__WRITTEN PROBLEM__
The lines from the top of the material below through the line containing "from bokeh.resources import INLINE" are to be printed exactly, with pictures omitted.

__RECORDED DATA__
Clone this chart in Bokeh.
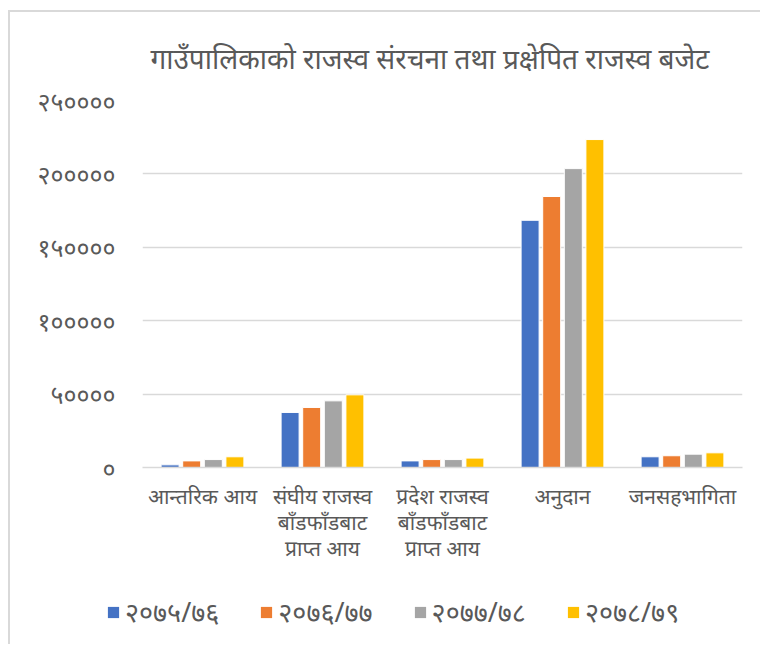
from bokeh.plotting import figure
from bokeh.models import ColumnDataSource, FixedTicker, Range1d, Legend, LegendItem, LinearAxis
from bokeh.layouts import column
from bokeh.transform import dodge
from bokeh.embed import file_html
from bokeh.resources import INLINE

categories = ["आन्तरिक आय", "संघीय राजस्व बाँडफाँडबाट प्राप्त आय",
              "प्रदेश राजस्व बाँडफाँडबाट प्राप्त आय", "अनुदान", "जनसहभागिता"]
label_line1 = ["आन्तरिक आय", "संघीय राजस्व", "प्रदेश राजस्व", "अनुदान", "जनसहभागिता"]
label_line2 = ["", "बाँडफाँडबाट", "बाँडफाँडबाट", "", ""]
label_line3 = ["", "प्राप्त आय", "प्राप्त आय", "", ""]
series_names = ["२०७५/७६", "२०७६/७७", "२०७७/७८", "२०७८/७९"]
y2075 = [1800, 37500, 4500, 168400, 7300]
y2076 = [4500, 40900, 5400, 184600, 8000]
y2077 = [5400, 45400, 5400, 203600, 9100]
y2078 = [7300, 49500, 6400, 223400, 10000]
y_ticks = [0, 50000, 100000, 150000, 200000, 250000]
y_tick_labels = ["०", "५००००", "१०००००", "१५००००", "२०००००", "२५००००"]

colors = ["#4472C4", "#ED7D31", "#A5A5A5", "#FFC000"]
FONT = "Noto Sans"
TXT = "#595959"

idx = list(range(len(categories)))
source = ColumnDataSource(data=dict(x=idx, s0=y2075, s1=y2076, s2=y2077, s3=y2078))

p = figure(x_range=Range1d(-0.5, len(categories) - 0.5), y_range=Range1d(0, 250000),
           width=750, height=570, x_axis_type=None,
           output_backend="svg", toolbar_location=None, frame_align=False,
           min_border_left=132, min_border_right=18, min_border_top=88, min_border_bottom=115)

offsets = [-0.27, -0.09, 0.09, 0.27]
keys = ["s0", "s1", "s2", "s3"]
for i, key in enumerate(keys):
    p.vbar(x=dodge("x", offsets[i]), top=key, width=0.15,
           source=source, fill_color=colors[i], line_color="white", line_width=1)

p.title.text = "गाउँपालिकाको राजस्व संरचना तथा प्रक्षेपित राजस्व बजेट"
p.title.align = "left"
p.title.offset = 8
p.title.text_font = FONT
p.title.text_font_size = "28px"
p.title.text_font_style = "normal"
p.title.text_color = TXT
p.title.standoff = 48

p.outline_line_color = None
p.xgrid.grid_line_color = None
p.ygrid.grid_line_color = "#D9D9D9"
p.ygrid.grid_line_width = 1.5

p.yaxis.ticker = FixedTicker(ticks=y_ticks)
p.yaxis.major_label_overrides = dict(zip(y_ticks, y_tick_labels))
p.yaxis.axis_line_color = None
p.yaxis.major_tick_line_color = None
p.yaxis.minor_tick_line_color = None
p.yaxis.major_label_text_font = FONT
p.yaxis.major_label_text_font_size = "25px"
p.yaxis.major_label_text_font_style = "normal"
p.yaxis.major_label_text_color = TXT
p.yaxis.major_label_standoff = 21


def make_x_axis(labels, standoff):
    ax = LinearAxis(ticker=FixedTicker(ticks=idx))
    ax.major_label_overrides = dict(zip(idx, labels))
    ax.major_tick_line_color = None
    ax.minor_tick_line_color = None
    ax.major_label_text_font = FONT
    ax.major_label_text_font_size = "21px"
    ax.major_label_text_color = TXT
    ax.major_label_standoff = standoff
    ax.axis_line_color = None
    p.add_layout(ax, "below")
    return ax


ax1 = make_x_axis(label_line1, 8)
ax1.axis_line_color = "#D9D9D9"
ax1.axis_line_width = 1.5
make_x_axis(label_line2, -11)
make_x_axis(label_line3, -11)

# legend strip: its own (hidden) copies of the bars feed the legend
lg = figure(x_range=Range1d(-0.5, len(categories) - 0.5), y_range=Range1d(0, 250000),
            width=750, height=62,
            x_axis_type=None, y_axis_type=None, output_backend="svg", toolbar_location=None,
            min_border=0, outline_line_color=None, frame_align=False)
lg.xgrid.grid_line_color = None
lg.ygrid.grid_line_color = None
leg_renderers = [lg.vbar(x=dodge("x", offsets[i]), top=key, width=0.15, source=source,
                         fill_color=colors[i], line_color=None, visible=False)
                 for i, key in enumerate(keys)]
legend = Legend(items=[LegendItem(label=series_names[i], renderers=[leg_renderers[i]])
                       for i in range(len(series_names))],
                orientation="horizontal", location=(96, 14))
legend.label_text_font = FONT
legend.label_text_font_size = "27px"
legend.label_text_color = TXT
legend.glyph_width = 14
legend.glyph_height = 14
legend.spacing = 40
legend.label_standoff = 5
legend.padding = 0
legend.margin = 0
legend.border_line_color = None
legend.background_fill_alpha = 0
legend.inactive_fill_alpha = 0
lg.add_layout(legend, "center")

layout = column(p, lg, spacing=0)
layout.styles = {"margin-left": "8px", "margin-top": "10px",
                 "border-left": "2px solid #D9D9D9", "border-top": "2px solid #D9D9D9"}

open("out.html", "w").write(file_html(layout, INLINE))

__RESULT FOR THIS TASK__
Clone this chart in Bokeh.
from bokeh.plotting import figure
from bokeh.models import ColumnDataSource, FixedTicker, Range1d, Legend, LegendItem, LinearAxis
from bokeh.layouts import column
from bokeh.transform import dodge
from bokeh.embed import file_html
from bokeh.resources import INLINE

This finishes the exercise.